Aging baby boomers not a positive outlook for wine sales

Hey fellow boomers, the fortunes of the wine industry depend on us! Who knew?! Decanter.com says, the growth of the American wine sales might suffer as we retire.

Young wine drinkers in the U.S. will struggle to match the financial firepower of the retiring Baby Boomer generation in the next decade, potentially putting pressure on sales, researchers have warned.

California’s wine producers are hitting something of a sweet spot in 2014, with higher consumer demand and improved financial health flowing alongside strong, back-to-back harvests. There has also been investment in other regions, including Oregon and Washington, but analysts at Silicon Valley Bank believe tougher times lie ahead.

Sonoma vineyard in the morning mist.

Sonoma vineyard in the morning mist.

In their state of the industry report for 2014, the analysts warned of a coming lapse in consumer purchasing power as the wealthy Baby Boomer generation reaches retirement age. Baby Boomers aged between 48 and 65 account for 44 percent of U.S. wine sales and are retiring at a pace of 11,500 per day, the analysts said.

In 2013, total U.S. wine consumption rose by 1.9 percent to reach 318-million nine-liter cases, with a value of $28.9-billion, according to the U.S. Beverage Information Group’s 2013 Wine Handbook.

The Silicon Valley researchers believe a key pressure point will arrive within the next decade, and probably in around seven years.

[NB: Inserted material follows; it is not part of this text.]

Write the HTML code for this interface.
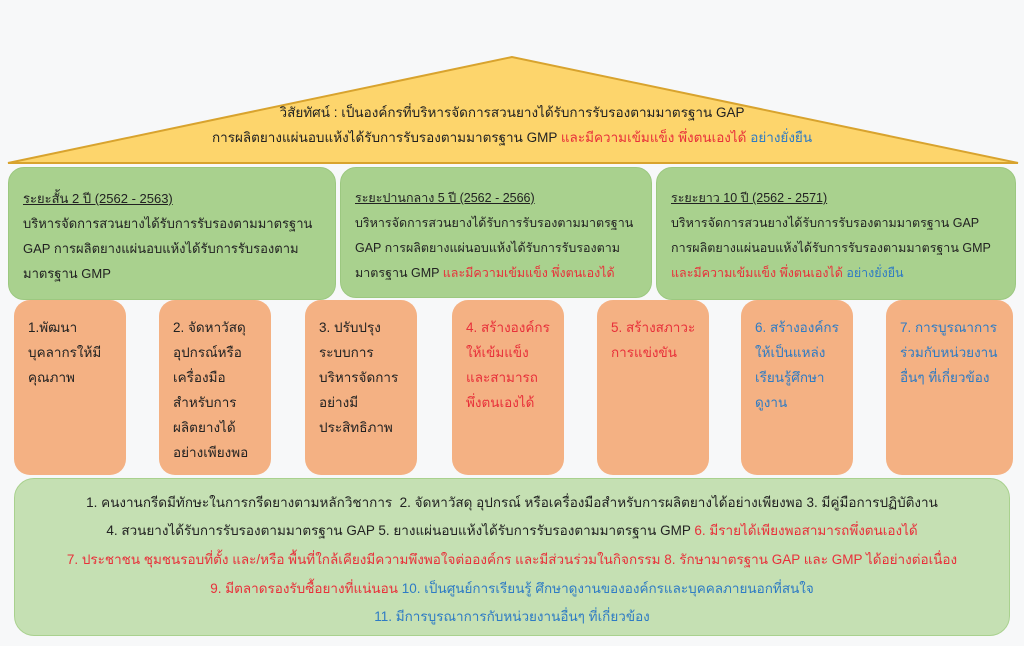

They likened the situation to the retirement of the World War Two generation in the mid-to-late 1980s, and a concurrent drop in wine consumption in the U.S. until Baby Boomers picked up the slack in 1994 and propelled consumption to two decades of unparalleled growth.

Vineyard in Napa, California.

Vineyard in Napa, California.

Rob McMillan, founder of Silicon Valley Bank’s wine division, said there is now particular concern about the spending power of the youngest group of consumers— the so-called Millennials. They have long been courted by the wine trade, but are emerging from the U.S. recession to face the prospect of being worse-off in the future than their parents.

“Younger consumers from all reports are more engaged in wine than older generations,” McMillan told Decanter.com. “But, it’s not only the desire to consume wine that’s important, it’s the capacity to purchase wine.”

“Do the younger cohorts coming up have the same opportunity for wealth creation and income [as the Boomers]? The answer in my opinion is no. The economic headwinds that the younger generation faces are of a magnitude worse than they were for Boomers.”

In the short- to medium-term, a lot could depend on so-called Generation X, which sits between the Millennials and Boomers in an age range of 36 to 47. “Generation X is the growth cohort that is being overlooked by marketers.”